This article first appeared on VICE Canada, obviously.
The world has already done quite well enough on its own fetishising Canada’s prime minister, Justin Trudeau. But behold, now a “Canadian boyfriend” calendar of him exists in order to further facilitate this unnecessary obsession. And despite the oddly recurring behaviours of Trudeau being photographed “organically” in random places with his shirt off, the Prime Minister’s Office has denied involvement with the calendar. Sure.
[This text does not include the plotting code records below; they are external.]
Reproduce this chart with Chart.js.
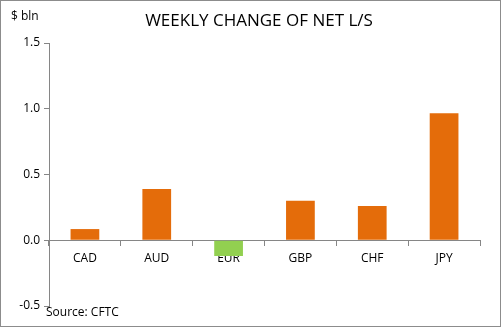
<!DOCTYPE html>
<html>
<head>
<meta charset="utf-8">
<script src="https://cdn.jsdelivr.net/npm/chart.js@4/dist/chart.umd.min.js"></script>
<style>
  html, body { margin: 0; padding: 0; background: #fff; }
  #wrap { width: 502px; height: 330px; position: relative; }
</style>
</head>
<body>
<div id="wrap"><canvas id="chart-net"></canvas></div>
<script>
// Datos
const monedas = ['CAD', 'AUD', 'EUR', 'GBP', 'CHF', 'JPY'];
const cambioNeto = [0.085, 0.39, -0.12, 0.30, 0.26, 0.965];
const ticksY = [-0.5, 0.0, 0.5, 1.0, 1.5];

const NARANJA = '#E46C0A';
const VERDE   = '#92D050';
const FUENTE  = "'Open Sans', sans-serif";

// Textos sueltos: título, unidad, fuente y marco
const textosPlugin = {
  id: 'textos',
  afterDraw(chart) {
    const c = chart.ctx;
    c.save();
    c.fillStyle = '#000';
    c.textBaseline = 'middle';
    c.font = `17px ${FUENTE}`;
    c.textAlign = 'center';
    c.fillText('WEEKLY CHANGE OF NET L/S', 259, 21);
    c.textAlign = 'left';
    c.font = `12px ${FUENTE}`;
    c.fillText('$ bln', 11, 17);
    c.fillText('Source: CFTC', 46, 313);
    c.strokeStyle = '#8c8c8c';
    c.lineWidth = 1;
    c.strokeRect(0.5, 0.5, 500, 326);
    c.restore();
  }
};

const ctx = document.getElementById('chart-net').getContext('2d');
new Chart(ctx, {
  type: 'bar',
  data: {
    labels: monedas,
    datasets: [{
      label: 'Weekly change',
      data: cambioNeto,
      backgroundColor: cambioNeto.map(v => v < 0 ? VERDE : NARANJA),
      borderWidth: 0,
      categoryPercentage: 1,
      barPercentage: 0.4,
    }]
  },
  options: {
    responsive: true,
    maintainAspectRatio: false,
    animation: false,
    layout: { padding: { left: 0, right: 22, top: 43, bottom: 24 } },
    plugins: { legend: { display: false }, tooltip: { enabled: false } },
    scales: {
      x: {
        position: { y: 0 },
        grid: { drawOnChartArea: false, drawTicks: true, tickLength: 5, color: '#868686', offset: true },
        border: { color: '#868686' },
        ticks: { color: '#000', padding: 6, font: { family: FUENTE, size: 12 } }
      },
      y: {
        min: -0.5,
        max: 1.5,
        afterBuildTicks: s => { s.ticks = ticksY.map(v => ({ value: v })); },
        afterFit: s => { s.width = 49; },
        grid: { drawOnChartArea: false, drawTicks: true, tickLength: 5, color: '#868686' },
        border: { color: '#868686' },
        ticks: {
          color: '#000', padding: 4,
          font: { family: FUENTE, size: 12 },
          callback: v => Number(v).toFixed(1)
        }
      }
    }
  },
  plugins: [textosPlugin]
});
</script>
</body>
</html>
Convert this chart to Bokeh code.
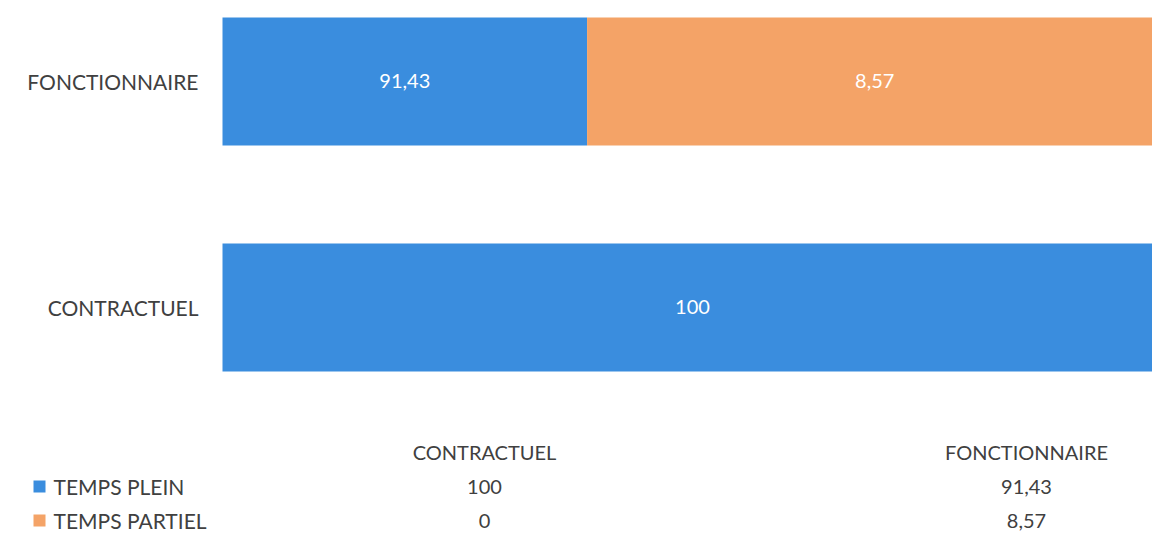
from bokeh.plotting import figure
from bokeh.models import Range1d, ColumnDataSource
from bokeh.core.properties import value
from bokeh.embed import file_html
from bokeh.resources import INLINE

# Data
categories = ["CONTRACTUEL", "FONCTIONNAIRE"]
series_names = ["TEMPS PLEIN", "TEMPS PARTIEL"]
temps_plein = [100, 91.43]
temps_partiel = [0, 8.57]
series_colors = ["#3A8DDE", "#F4A367"]

# Value axis: starts at 86; 86 sits 222 px from the left edge, 14 units span 940 px
axis_min = 86
W, H = 1152, 533
plot_left = 222
px_per_unit = 940 / 14
x_start = axis_min - plot_left / px_per_unit
x_end = axis_min + (W - plot_left) / px_per_unit

FONT = "Lato"
TEXT_DARK = "#404040"


def fmt(v):
    if float(v).is_integer():
        return str(int(v))
    return f"{v:.2f}".replace(".", ",")


p = figure(width=W, height=H, output_backend="svg", toolbar_location=None,
           x_range=Range1d(x_start, x_end), y_range=Range1d(-1.0, 1.358),
           min_border=0, x_axis_location=None, y_axis_location=None)
p.outline_line_color = None
p.grid.visible = False
p.background_fill_color = "white"
p.border_fill_color = "white"
# pixel-like helper ranges for the labels and the data table
p.extra_x_ranges = {"px": Range1d(0, W)}
p.extra_y_ranges = {"px": Range1d(H, 0)}

# ---------- stacked bars ----------
ys = list(range(len(categories)))
series = [temps_plein, temps_partiel]
cum = [0] * len(categories)
label_x, label_y, label_t = [], [], []
for vals, color in zip(series, series_colors):
    rights = [c + v for c, v in zip(cum, vals)]
    lefts = [max(c, axis_min) for c in cum]
    src = ColumnDataSource(dict(y=ys, left=lefts, right=rights))
    p.hbar(y="y", left="left", right="right", height=0.566, source=src,
           fill_color=color, line_color=None)
    for y, l, r, v in zip(ys, lefts, rights, vals):
        if v > 0:
            label_x.append((l + r) / 2)
            label_y.append(y)
            label_t.append(fmt(v))
    cum = rights

p.text(x=label_x, y=label_y, text=label_t, text_color="white",
       text_font=value(FONT), text_font_size="20px",
       text_align="center", text_baseline="middle")

# category labels to the left of the bars
p.text(x=[198] * len(categories), y=ys, text=categories, x_range_name="px",
       text_color=TEXT_DARK, text_font=value(FONT), text_font_size="21px",
       text_align="right", text_baseline="middle")

# ---------- data table ----------
col_start, col_w = 213, 542
header_y = 451
row_y = [486, 520]
col_x = [col_start + (i + 0.5) * col_w for i in range(len(categories))]

p.text(x=col_x, y=[header_y] * len(categories), text=categories,
       x_range_name="px", y_range_name="px",
       text_color=TEXT_DARK, text_font=value(FONT), text_font_size="20px",
       text_align="center", text_baseline="middle")

for r, (name, vals, color) in enumerate(zip(series_names, series, series_colors)):
    p.scatter(x=[39], y=[row_y[r]], x_range_name="px", y_range_name="px",
              marker="square", size=12, fill_color=color, line_color=None)
    p.text(x=[53], y=[row_y[r]], text=[name], x_range_name="px", y_range_name="px",
           text_color=TEXT_DARK, text_font=value(FONT), text_font_size="21px",
           text_align="left", text_baseline="middle")
    p.text(x=col_x, y=[row_y[r]] * len(vals), text=[fmt(v) for v in vals],
           x_range_name="px", y_range_name="px",
           text_color=TEXT_DARK, text_font=value(FONT), text_font_size="20px",
           text_align="center", text_baseline="middle")

open("out.html", "w").write(file_html(p, INLINE))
As VICE Canada's resident American, I have watched with equal parts admiration and horror as the world has become unhealthily thirsty about the current prime minister. (No matter your opinion on him, you have to admit he is at least better than whatever the fuck is going on south of the Canadian border.) Today, in a troubling turn, I have ranked all the photos in the “Justin Trudeau, My Canadian Boyfriend 2018 Wall Calendar” ($12.98 on Amazon.com, and way more on Amazon Canada of course; it’s being sold at Urban Outfitters as well, surprising no one) from bad hair JT to Daddy Canada.
12. This hairstyle: keep it.
11. This man is never going to look natural in a cowboy hat, especially after forgetting Alberta in his Canada Day speech.
10. Daddy foreman (also notably unnatural).
9. Just wondering how many photos of Trudeau running we actually need to see. We get by now that he likes cardio. Please stop and let the man exercise.
8. Can someone tell us why, out of all the photos of Trudeau that exist—including the one of him cuddling pandas—that this is the choice for the month of August?
7. You might recognise this as Trudeau's Pride Toronto portrait. Virtue signaling can be kinda hot.
6. If Trudeau had a Tinder, this dog photo (designated for the month of November) would be on his profile.
5. The January page of the calendar bears this average portrait of Trudeau, plus a troubling quote: “I have a new boyfriend. You haven’t met him. His job keeps him super busy.” More importantly than the photo itself, whom is responsible for this cringe copy?
4. An accurate representation of how Trudeau is most organically captured: shirtless.
3. For June: an unquestionably casual, natural shot of JT having a stroll through a lush neighbourhood.
1. Finally, in September: Daddy Canada in true form.